JOINT BASE LEWIS-MCCHORD, WA -- Paratroopers from the Group Support Battalion, 1st Special Forces Group (Airborne), and student athletes from the St. Francis of Cabrini School's cross-country team spent the day together in a team building exercise called Operation Private. The team, from Lakewood, Wa., met with the Paratroopers on the 1st SFG (A) Compound at Joint Base Lewis-McChord, Oct. 11, for the modified Army training experience.
The event was organized to provide the student athletes with a memorable experience and build the relationship with the partnering community.
"Community is an integral part of our identity and the 1st Special Forces Group (Airborne) community is the strongest military community you'll find," said Capt. Jessica Kent, the GSB, 1st SFG (A) assistant operations officer. "Part of what makes our community thrive is our ability to foster relationships outside the base."
The athletes, ranging in age from 6 to 13 years old, began with a luncheon in the Gold Star Family room at the unit's Regimental Mess Facility. The RMF doubles as a 1st SFG (A) museum with a variety of historical displays to include a memorial wall honoring the legacy of its fallen Soldiers.

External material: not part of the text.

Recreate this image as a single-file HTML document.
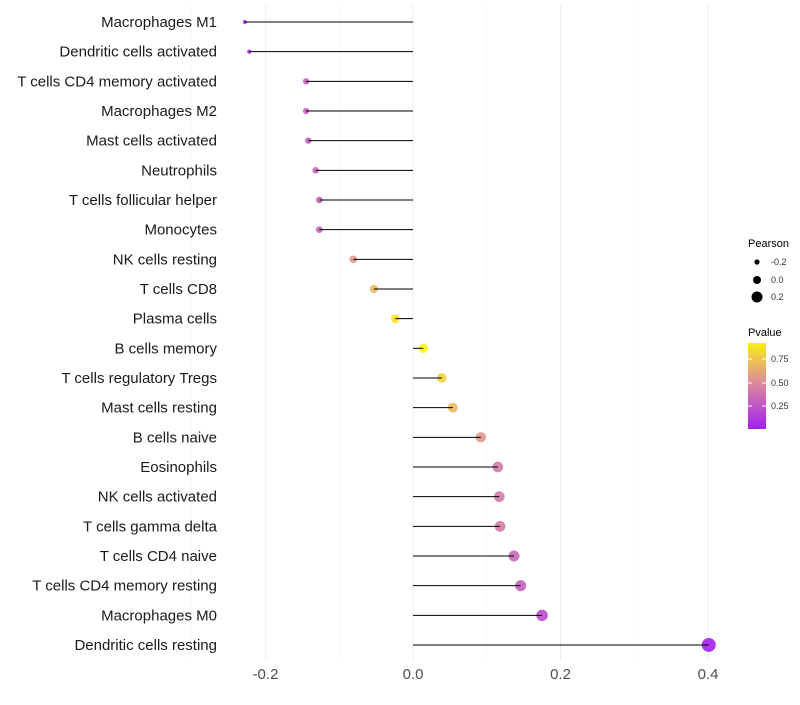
<!DOCTYPE html>
<html><head><meta charset="utf-8"><style>
body{margin:0;background:#fff;font-family:"Liberation Sans",sans-serif}
</style></head><body>
<svg id="c" width="800" height="700" xmlns="http://www.w3.org/2000/svg"></svg>
<script>
const categories=["Macrophages M1","Dendritic cells activated","T cells CD4 memory activated","Macrophages M2","Mast cells activated","Neutrophils","T cells follicular helper","Monocytes","NK cells resting","T cells CD8","Plasma cells","B cells memory","T cells regulatory  Tregs ","Mast cells resting","B cells naive","Eosinophils","NK cells activated","T cells gamma delta","T cells CD4 naive","T cells CD4 memory resting","Macrophages M0","Dendritic cells resting"];
const pearson=[-0.228,-0.222,-0.145,-0.145,-0.142,-0.132,-0.127,-0.127,-0.081,-0.053,-0.024,0.014,0.039,0.054,0.092,0.115,0.117,0.118,0.137,0.146,0.175,0.401];
const pvalue=[0.05,0.06,0.3,0.3,0.3,0.33,0.33,0.33,0.55,0.7,0.88,0.95,0.8,0.7,0.55,0.42,0.42,0.42,0.33,0.3,0.2,0.01];
const xTicks=[-0.2,0.0,0.2,0.4];
const xTickLabels=["-0.2","0.0","0.2","0.4"];
const ns="http://www.w3.org/2000/svg";
const svg=document.getElementById('c');
const X=v=>413+v*737.5;
const Y=i=>22+i*29.666;
const R=v=>Math.sqrt(Math.max(1,20.4+71.4*v));
function col(p){
 const stops=[[0,[160,32,240]],[0.5,[220,140,156]],[1,[255,255,0]]];
 p=Math.max(0,Math.min(1,p));
 let a=stops[0],b=stops[1];if(p>0.5){a=stops[1];b=stops[2];}
 const t=(p-a[0])/(b[0]-a[0]);
 return 'rgb('+a[1].map((c,k)=>Math.round(c+(b[1][k]-c)*t)).join(',')+')';
}
function el(t,at,txt){const e=document.createElementNS(ns,t);for(const k in at)e.setAttribute(k,at[k]);if(txt!=null)e.textContent=txt;svg.appendChild(e);return e;}
[-0.3,-0.1,0.1,0.3].forEach(v=>{const g=el('line',{x1:X(v),x2:X(v),y1:5,y2:660,stroke:'#f5f5f5','stroke-width':0.6});

});
xTicks.forEach((v,i)=>{const g=el('line',{x1:X(v),x2:X(v),y1:5,y2:660,stroke:'#eeeeee','stroke-width':1});


const t=el('text',{x:X(v),y:679,'text-anchor':'middle','font-size':15,fill:'#4d4d4d'},xTickLabels[i]);

});
categories.forEach((c,i)=>{
 const t=el('text',{x:217,y:Y(i)+5,'text-anchor':'end','font-size':15,fill:'#1a1a1a'},c);
 
 
 const p=el('circle',{cx:X(pearson[i]),cy:Y(i),r:R(pearson[i]),fill:col(pvalue[i]),'fill-opacity':0.9});
 
 
 const l=el('line',{x1:X(0),x2:X(pearson[i]),y1:Y(i),y2:Y(i),stroke:'#000','stroke-width':1});
 
 
});
const lt=el('text',{x:748,y:247,'font-size':11,fill:'#000'},'Pearson');


[[-0.2,262],[0,280],[0.2,297]].forEach(([v,y])=>{
 const c=el('circle',{cx:757,cy:y,r:[2.6,4,5.5][[-0.2,0,0.2].indexOf(v)],fill:'#000'});
 
 
 const t=el('text',{x:771,y:y+3,'font-size':9,fill:'#333'},v.toFixed(1));
 
 
});
const pt=el('text',{x:748,y:336,'font-size':11,fill:'#000'},'Pvalue');


const defs=el('defs',{});
const lg=document.createElementNS(ns,'linearGradient');lg.setAttribute('id','g');lg.setAttribute('x1',0);lg.setAttribute('x2',0);lg.setAttribute('y1',1);lg.setAttribute('y2',0);
for(let k=0;k<=10;k++){const s=document.createElementNS(ns,'stop');s.setAttribute('offset',k/10);s.setAttribute('stop-color',col(0.005+k/10*0.915));lg.appendChild(s);}
defs.appendChild(lg);
const bar=el('rect',{x:748,y:343,width:18,height:86,fill:'url(#g)'});


[[0.75,359],[0.5,383],[0.25,406]].forEach(([v,y])=>{
 el('line',{x1:748,x2:752,y1:y,y2:y,stroke:'#fff'});el('line',{x1:762,x2:766,y1:y,y2:y,stroke:'#fff'});
 const t=el('text',{x:771,y:y+3,'font-size':9,fill:'#333'},v.toFixed(2));
 
 
});
</script>
</body></html>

After finishing their lunch and learning about honor and sacrifice, the students assembled in a traditional Army formation and sang cadence while marching to the training area where the team building exercises commenced.

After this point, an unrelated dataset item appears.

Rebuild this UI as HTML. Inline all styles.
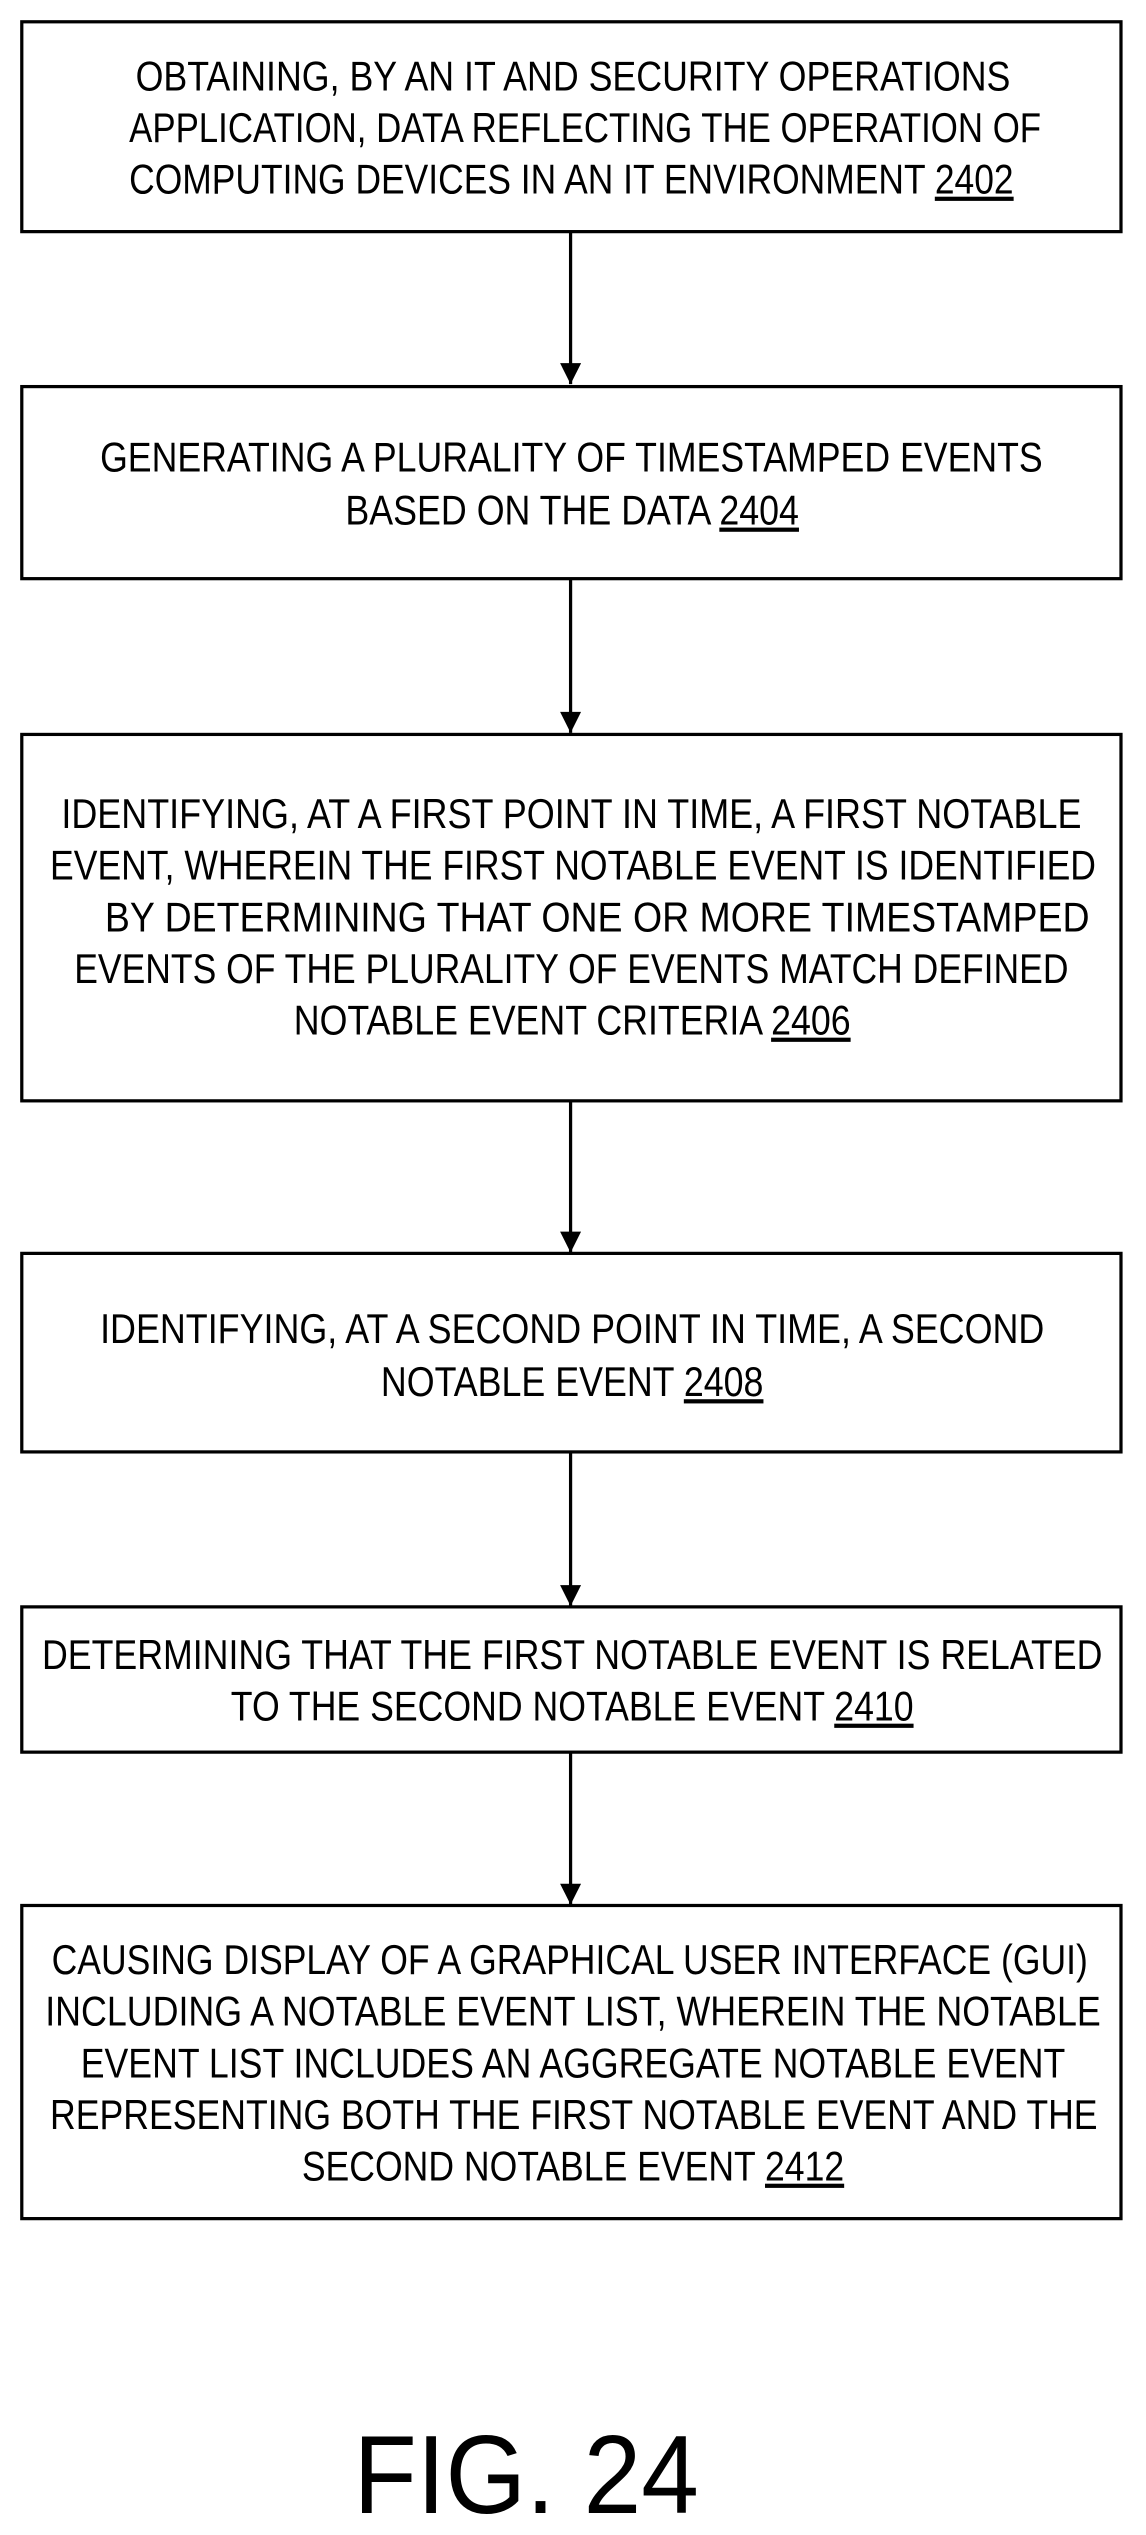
<!DOCTYPE html>
<html><head><meta charset="utf-8"><style>html,body{margin:0;padding:0;background:#fff}svg{display:block}</style></head>
<body>
<svg width="1146" height="2535" viewBox="0 0 710 1570.5" preserveAspectRatio="none" xmlns="http://www.w3.org/2000/svg" font-family="Liberation Sans, sans-serif" fill="#000">
<defs><marker id="a" viewBox="0 0 10 10" refX="10" refY="5" markerWidth="17" markerHeight="13" markerUnits="userSpaceOnUse" orient="auto"><path d="M0,0 L10,5 L0,10 z"/></marker></defs>
<g fill="none" stroke="#000" stroke-width="2">
<rect x="13.5" y="13.5" width="681" height="130"/>
<rect x="13.5" y="239.5" width="681" height="119"/>
<rect x="13.5" y="455" width="681" height="227"/>
<rect x="13.5" y="776.5" width="681" height="123"/>
<rect x="13.5" y="995.5" width="681" height="90"/>
<rect x="13.5" y="1180.5" width="681" height="194"/>
<line x1="353.5" y1="144" x2="353.5" y2="238" marker-end="url(#a)"/>
<line x1="353.5" y1="359" x2="353.5" y2="454" marker-end="url(#a)"/>
<line x1="353.5" y1="682" x2="353.5" y2="776" marker-end="url(#a)"/>
<line x1="353.5" y1="900" x2="353.5" y2="995" marker-end="url(#a)"/>
<line x1="353.5" y1="1086" x2="353.5" y2="1180" marker-end="url(#a)"/>
</g>
<g font-size="26">
<text x="84" y="56" textLength="542" lengthAdjust="spacingAndGlyphs">OBTAINING, BY AN IT AND SECURITY OPERATIONS</text>
<text x="80" y="88" textLength="565" lengthAdjust="spacingAndGlyphs">APPLICATION, DATA REFLECTING THE OPERATION OF</text>
<text x="80" y="120" textLength="548" lengthAdjust="spacingAndGlyphs">COMPUTING DEVICES IN AN IT ENVIRONMENT <tspan text-decoration="underline">2402</tspan></text>
<text x="62" y="292" textLength="584" lengthAdjust="spacingAndGlyphs">GENERATING A PLURALITY OF TIMESTAMPED EVENTS</text>
<text x="214" y="325" textLength="281" lengthAdjust="spacingAndGlyphs">BASED ON THE DATA <tspan text-decoration="underline">2404</tspan></text>
<text x="38" y="513" textLength="632" lengthAdjust="spacingAndGlyphs">IDENTIFYING, AT A FIRST POINT IN TIME, A FIRST NOTABLE</text>
<text x="31" y="545" textLength="648" lengthAdjust="spacingAndGlyphs">EVENT, WHEREIN THE FIRST NOTABLE EVENT IS IDENTIFIED</text>
<text x="65" y="577" textLength="610" lengthAdjust="spacingAndGlyphs">BY DETERMINING THAT ONE OR MORE TIMESTAMPED</text>
<text x="46" y="609" textLength="616" lengthAdjust="spacingAndGlyphs">EVENTS OF THE PLURALITY OF EVENTS MATCH DEFINED</text>
<text x="182" y="641" textLength="345" lengthAdjust="spacingAndGlyphs">NOTABLE EVENT CRITERIA <tspan text-decoration="underline">2406</tspan></text>
<text x="62" y="832" textLength="585" lengthAdjust="spacingAndGlyphs">IDENTIFYING, AT A SECOND POINT IN TIME, A SECOND</text>
<text x="236" y="865" textLength="237" lengthAdjust="spacingAndGlyphs">NOTABLE EVENT <tspan text-decoration="underline">2408</tspan></text>
<text x="26" y="1034" textLength="657" lengthAdjust="spacingAndGlyphs">DETERMINING THAT THE FIRST NOTABLE EVENT IS RELATED</text>
<text x="143" y="1066" textLength="423" lengthAdjust="spacingAndGlyphs">TO THE SECOND NOTABLE EVENT <tspan text-decoration="underline">2410</tspan></text>
<text x="32" y="1223" textLength="642" lengthAdjust="spacingAndGlyphs">CAUSING DISPLAY OF A GRAPHICAL USER INTERFACE (GUI)</text>
<text x="28" y="1255" textLength="654" lengthAdjust="spacingAndGlyphs">INCLUDING A NOTABLE EVENT LIST, WHEREIN THE NOTABLE</text>
<text x="50" y="1287" textLength="610" lengthAdjust="spacingAndGlyphs">EVENT LIST INCLUDES AN AGGREGATE NOTABLE EVENT</text>
<text x="31" y="1319" textLength="649" lengthAdjust="spacingAndGlyphs">REPRESENTING BOTH THE FIRST NOTABLE EVENT AND THE</text>
<text x="187" y="1351" textLength="336" lengthAdjust="spacingAndGlyphs">SECOND NOTABLE EVENT <tspan text-decoration="underline">2412</tspan></text>
</g>
<text x="219" y="1557" font-size="69" textLength="214" lengthAdjust="spacingAndGlyphs">FIG. 24</text>
</svg>
</body></html>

The Soldiers set up four different stations designed to foster teamwork and encourage communication.
In a modified relay race the students worked together pulling a stretcher simulating a medical evacuation where the athletes had to drag one of their teammates through the pit to the other side.
Other events included a water jug relay where students darted back and forth while wrangling awkward jugs of water, and a low-crawl, where the team slithered below simulated barbed wire.
The final event allowed the student athletes to play Paratrooper and don the MC-6 parachute rig with reserve parachute. The combined harness, main and reserve parachutes often outweighed many of the students.
"It felt as heavy as my backpack from school last year," said one of the children.
Kent was pleased with the participation and excited about building an enduring community partnership.
"We're excited to have the opportunity to reach out to such an incredible group of children and continue fostering our community relationships," said Kent.